In the meantime, the cabinet and the Remkes Commission are agreed on the urgency of solving the nitrogen problem. ‘We’ve got to make the transition to low-emissions agriculture,’ says Remkes. ‘That calls for measures that target areas specifically. It is up to the provinces to come up with the specifics.’ An extensive monitoring network around nature areas is proposed, to clarify which livestock farms are causing the most damage and should therefore either be closed down or adapted to use low-emissions farming methods.’
Two days before Remkes presented his report, WUR’s Nitrogen Taskforce published a five-stage roadmap to set this process in motion. The timing was surely no coincidence? ‘Not entirely,’ says Tia Hermans, chair of the Taskforce. ‘It was known well in advance when Remkes would present his recommendations. We took advantage of that momentum.’ The staged plan, intended for the provincial governments, describes how agriculture and nature can move together towards reducing nitrogen deposition and improving the quality of nature areas. ‘It is a spatial planning approach, in which we introduce both national and local measures in a conversation specific to an area,’ says Hermans.
The plan sets out five stages in the process. The first stage is identifying the nature areas that suffer from excessive nitrogen and the reduction in nitrogen deposition needed in each area. The second stage involves calculating the effects of generic agricultural measures planned by the ministry of Agriculture, Nature and Food on the nitrogen deposition in a given nature area. For example: how do low-emission barns and feed-related measures contribute to lower nitrogen depositions? The third stage is an assessment of the quality of the nature in the area and the potential impact of nature restoration measures. WUR takes a broader perspective on this than just looking at nitrogen deposited from the air. Hermans: ‘Nature is also affected by dryness, fertilizers, acidification and fragmentation of the landscape.’
From local to national
The analyses provide results at the area level, so provinces can talk to farmers’ organizations, nature organizations and water boards about additional local measures to take to achieve the nature-related goals. So the fourth stage targets area-specific measures for farming and nature. An example would be livestock farmers whose farms are close to nature areas. If these local measures prove not to benefit the nature areas sufficiently, the process continues into the fifth stage, asking: what additional national measures are called for?
‘This plan is based on policy considerations,’ explains Hermans. At the fourth stage, you could consider buying up livestock farms around nature areas, or you could install low-emissions measures on those farms. Another option, if you want to clear up the blanket of nitrogen covering the Netherlands, would be to close down polluting farms at stage 2. ‘The roadmap shows how government can have the most impact within the available budget.’

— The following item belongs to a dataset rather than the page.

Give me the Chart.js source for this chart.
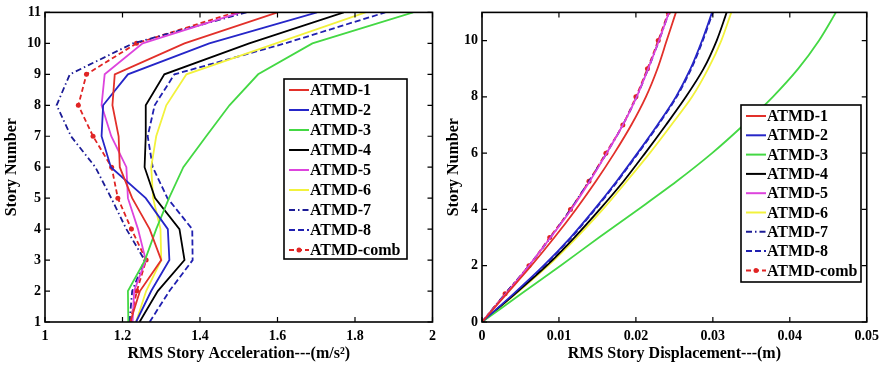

Hermans describes the plan as a method for getting a clear picture of the nitrogen problem in an area, and for finding solutions together with stakeholders. ‘It is important for nature managers and farmers to get to grips with the task at hand regarding nitrogen.’ She is not afraid that farmers’ protests will queer the pitch. ‘A lot of farmers set great store by nature and really want to find options for low-emission farming. Their biggest need is to see signs of hope on the horizon.’
The Remkes Commission gave them that hope on the horizon: halving nitrogen emissions by 2030. That is an ambitious goal, which is fine, says Jan Dijkstra, livestock feed expert and a member of the Wageningen Taskforce. But he doubts whether Remkes’s ambitions are feasible. ‘Halving emissions is theoretically possible, but it does require drastic measures, like adapted barns. And that is a very costly business.’ The same goes for the commission’s recommendation to ban slurry. ‘For many farmers, that requires a completely new barn design. That is a tall order if you have just invested in a new low-emission barn.’ Dijkstra sees it as a positive point that Remkes emphasizes goals rather than means. ‘That give farmers scope for their professional know-how, and for customized approaches.’

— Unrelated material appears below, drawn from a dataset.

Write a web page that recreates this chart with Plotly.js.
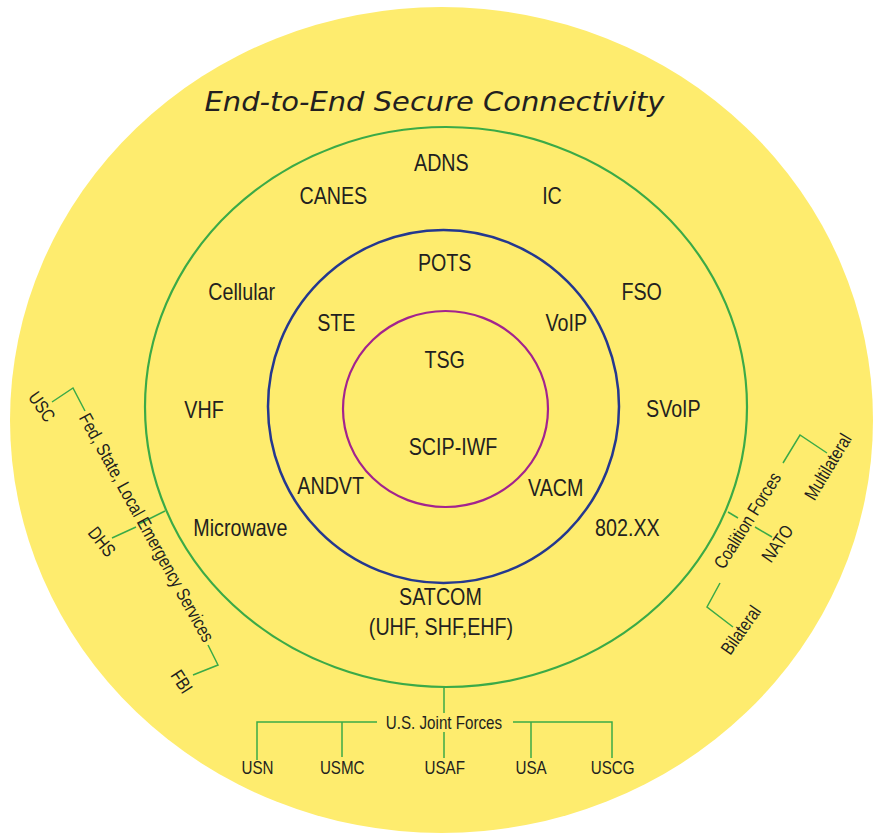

Collaborating in the Nitrogen Taskforce
Finding solutions together takes time. This is reflected in the experience of WUR’s Nitrogen Taskforce, which brought Wageningen animal scientists, ecologists, agrotechnologists, economists and spatial planners together to create a roadmap for tackling the nitrogen problem. This kind of collaboration was new to most of the participants, and livestock and nature researchers held in-depth discussions for the first time. Jan Dijkstra, who describes himself as a ‘dyed-in-the-wool animal feeds man’ at WUR, thoroughly enjoyed learning about the ecological aspects of ammonia. ‘One of the things I learned from the ecologists was that nature restoration is not just about nitrogen, but that a high water table in some nature areas can be even more important for achieving nature-related objectives. That’s something livestock farmers in those sorts of areas need to know, so they understand which measures they should take to contribute to nature restoration.’ In turn, ecologist Nina Smits learned when the livestock farmers produce ammonia, and which techniques and management approaches she could use to influence those emissions. ‘During the discussion, animal scientists explained which measures farmers could use to reduce their emissions of x tons of nitrogen, and then they looked at me and asked: what does that mean for nature? And I had to disappoint them. I can’t say what lower emissions will mean for the nitrogen deposition in a particular nature area, because to do that you need more information about the local situation.’ Both Dijkstra and Smits say the nitrogen problem is highly complex and is made up lots of smaller problems. Chair Tia Hermans: ‘For the first time, we have really thought through what one aspect of the problem means for another aspect of it. That is what makes this a genuinely joint Wageningen plan.’ Apart from the people mentioned in this article, others who took part in the taskforce are: Karin Groenestein, Nico Ogink, Jan Huijsmans, Gerard Velthof, Raymond Jongschaap, Peter Geerdink, Sandra Munniks, Roel Jongeneel and Marc Ravesloot.